Tax Rules for Buying and Selling
Tax rules for buying and selling assets vary depending on the type of asset, the jurisdiction, and the nature of the transaction. Below is a general guide that highlights key points for understanding tax implications when dealing with assets like stocks, real estate, and cryptocurrencies:
1. Capital Gains Tax
- Definition: Capital gains tax applies to profits earned from selling an asset at a higher price than its purchase price.
- Types:
- Short-term capital gains: If you hold the asset for less than a specified period (e.g., 1 year in the U.S.), the gains are taxed at your regular income tax rate.
- Long-term capital gains: If you hold the asset for more than the specified period, a lower tax rate often applies.
2. Cryptocurrency-Specific Rules
- Taxable Events:
- Selling cryptocurrency for fiat currency (e.g., USD).
- Exchanging one cryptocurrency for another.
- Using cryptocurrency to purchase goods or services.
- Earning cryptocurrency through mining or staking (considered taxable income).
- Non-Taxable Events:
- Buying cryptocurrency and holding it.
- Transferring cryptocurrency between your wallets.
3. Stock Trading
- Dividends: Dividends earned from stocks are taxable as income. Qualified dividends may be taxed at a lower rate than regular income.
- Wash Sale Rule: If you sell a stock at a loss and repurchase it (or a substantially identical stock) within 30 days, the loss is disallowed for tax purposes.
4. Real Estate Transactions
- Capital Gains on Real Estate: Profits from selling property are subject to capital gains tax, but exemptions may apply (e.g., primary residence exemptions).
- Depreciation Recapture: If you claim depreciation on a rental property, you may owe taxes on that amount when you sell the property.
5. Tax-Loss Harvesting
If you sell assets at a loss, you can use those losses to offset capital gains, reducing your overall tax liability. In some cases, unused losses can be carried forward to future tax years.
6. Reporting Requirements
- You are generally required to report all buying and selling activities of taxable assets to your tax authority.

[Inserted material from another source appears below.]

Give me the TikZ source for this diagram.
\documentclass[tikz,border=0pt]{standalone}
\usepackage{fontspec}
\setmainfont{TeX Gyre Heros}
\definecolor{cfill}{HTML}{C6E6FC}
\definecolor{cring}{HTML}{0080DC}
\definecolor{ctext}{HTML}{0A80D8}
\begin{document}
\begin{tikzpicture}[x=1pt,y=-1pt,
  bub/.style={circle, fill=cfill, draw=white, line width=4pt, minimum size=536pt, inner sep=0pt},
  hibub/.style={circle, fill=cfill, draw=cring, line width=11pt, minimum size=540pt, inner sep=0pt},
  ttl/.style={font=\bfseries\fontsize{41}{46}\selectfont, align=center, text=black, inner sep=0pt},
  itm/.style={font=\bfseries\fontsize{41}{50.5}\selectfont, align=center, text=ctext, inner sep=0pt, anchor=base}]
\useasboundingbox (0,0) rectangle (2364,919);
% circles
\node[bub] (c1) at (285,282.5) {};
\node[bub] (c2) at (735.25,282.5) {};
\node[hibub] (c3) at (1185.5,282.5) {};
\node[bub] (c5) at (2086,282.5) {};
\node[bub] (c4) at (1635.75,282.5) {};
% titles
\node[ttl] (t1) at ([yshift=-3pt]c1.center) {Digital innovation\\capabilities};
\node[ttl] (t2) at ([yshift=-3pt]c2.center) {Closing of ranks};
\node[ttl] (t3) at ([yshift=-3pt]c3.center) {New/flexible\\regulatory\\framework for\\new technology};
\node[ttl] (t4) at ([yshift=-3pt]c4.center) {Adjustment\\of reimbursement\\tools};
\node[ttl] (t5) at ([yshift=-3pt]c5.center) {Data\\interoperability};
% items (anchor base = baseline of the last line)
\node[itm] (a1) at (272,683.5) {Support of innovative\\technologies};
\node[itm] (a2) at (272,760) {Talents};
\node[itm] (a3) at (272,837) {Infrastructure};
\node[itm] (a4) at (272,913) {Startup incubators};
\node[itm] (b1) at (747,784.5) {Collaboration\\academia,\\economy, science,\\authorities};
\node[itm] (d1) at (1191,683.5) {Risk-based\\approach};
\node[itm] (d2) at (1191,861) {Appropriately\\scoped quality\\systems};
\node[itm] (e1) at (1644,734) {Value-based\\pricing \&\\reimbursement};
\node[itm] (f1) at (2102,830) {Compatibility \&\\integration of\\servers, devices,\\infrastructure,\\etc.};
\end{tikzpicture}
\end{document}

- For cryptocurrency, some jurisdictions mandate that exchanges provide transaction records to tax agencies.
7. Tax Rates and Exemptions
- Tax Rates: Vary by jurisdiction, income level, and the type of asset.
- Exemptions: Some transactions (e.g., small cryptocurrency trades or certain government bonds) may be tax-exempt, depending on local laws.
8. Documentation and Record-Keeping
Keep detailed records of:
- Purchase price and date.
- Sale price and date.
- Transaction fees.
- Any related documentation (e.g., invoices or receipts).